Jonathan Thompson, CEO of Digital UK, which supports UK terrestrial broadcasters, says there’s an “imbalance” between the requirements on broadcasters and major international SVoD operators.

These views reflect those of BBC director general Tony Hall, who recently called for reform to be “sped up to keep pace with the current challenges,” as “the global media landscape is soon likely to be dominated by four, perhaps five, businesses on the west coast of America.”

And while their business may be welcomed by some, it’s clear many feel the health of the broadcast sector could be undermined if the FAANG companies are not more strictly regulated soon.

Adam Minns, executive director of the Commercial Broadcasters Association (COBA) in the UK, the industry association for cable, satellite and digital broadcasters and their on-demand services, believes the playing field isn’t level and gives the new entrants an unfair advantage in the fight for viewers’ eyeballs.

“We feel much closer to public service broadcasters than we do to social media services. Increasingly, that huge disparity in levels of regulation is becoming a problem,” he says.

Google came under fire over YouTube Kids

“We believe in competition. The problem is it has got to be fair. When you’re competing with one hand tied behind your back because the company that is increasingly your competitor is not subject to the same rules as you then that becomes a policy problem,” adds Minns, who fights the corner for firms like Turner and The Walt Disney Company.

Minns admits it is a very tricky problem to solve but suggests that one sure way of avoiding a worse situation is to ensure traditional broadcasters don’t come in for even greater regulation in the future.

While the European Commission (EC) is reportedly preparing to hit Google, Facebook and Apple with a ‘digital tax’ on European Union (EU) turnover – estimated to raise about €5bn (US$6.2bn) a year – changes are afoot regarding how the companies are regulated in Europe.

The EU is currently deciding how to update the Audiovisual Media Services Directive (AVMSD) in recognition that TV broadcasting, VoD and user-generated content are currently subject to different rules and varying levels of consumer protection.

“The scope of the AVMSD is to be amended so that certain provisions also apply to video-sharing platforms.
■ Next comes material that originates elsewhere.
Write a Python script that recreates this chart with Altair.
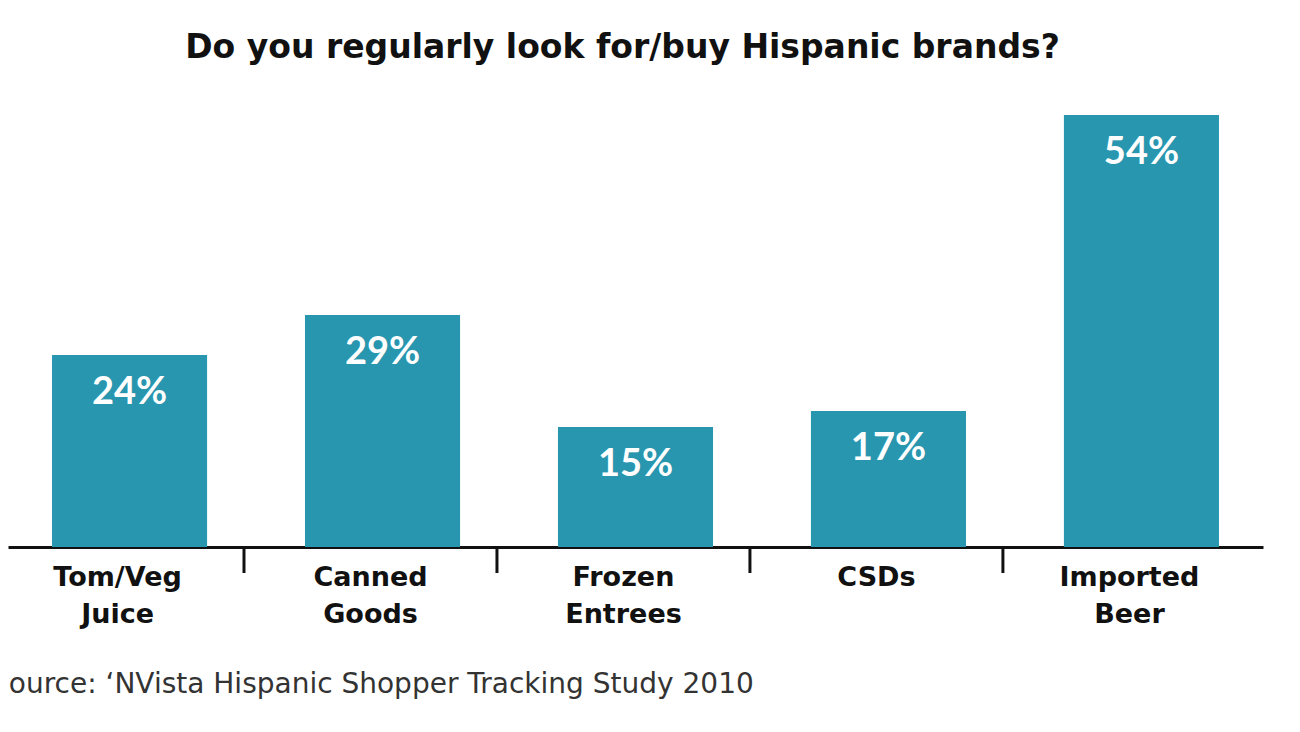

The aim is to harmonise the regulation of broadcast services and video-sharing platforms in certain areas. However, there are differences in the ways that the two types of services are operated and managed in practice,” says Emily MacKintosh, director, IP, transactions and commercialisation at European law firm Fieldfisher.

The revised AVMSD directive includes measures to force VoD providers to respect quota requirements for works of European origin and to make a financial contribution to the production of European works. But Minns is aghast that the debate has been widened to include a potential levy on linear channels, something he describes as “out of step with reality.”

Imposing a levy of an unspecified amount on a channel in every EU country where it is available “seems ridiculous” at a time when broadcasters are facing increased competition, says Minns.

“VoD services are likely to be subject to the levy, but they argue, ‘If you’re doing it to us, you should be doing it to linear channels as well.’ We say once you start investing billions and billions of pounds into European content and are subject to all of the different advertising and editorial restrictions that we are, then maybe you have a point. But until that point, you don’t,” he adds.

The process of bringing the new and old worlds of broadcasting more in line with one another on a regulatory level is clearly convoluted, overdue and essential for the protection of children and the long-term health of the industry.

Crucially, embracing the FAANG companies’ efforts to supply content for children should not come at the expense of the vital contributions of traditional broadcasters.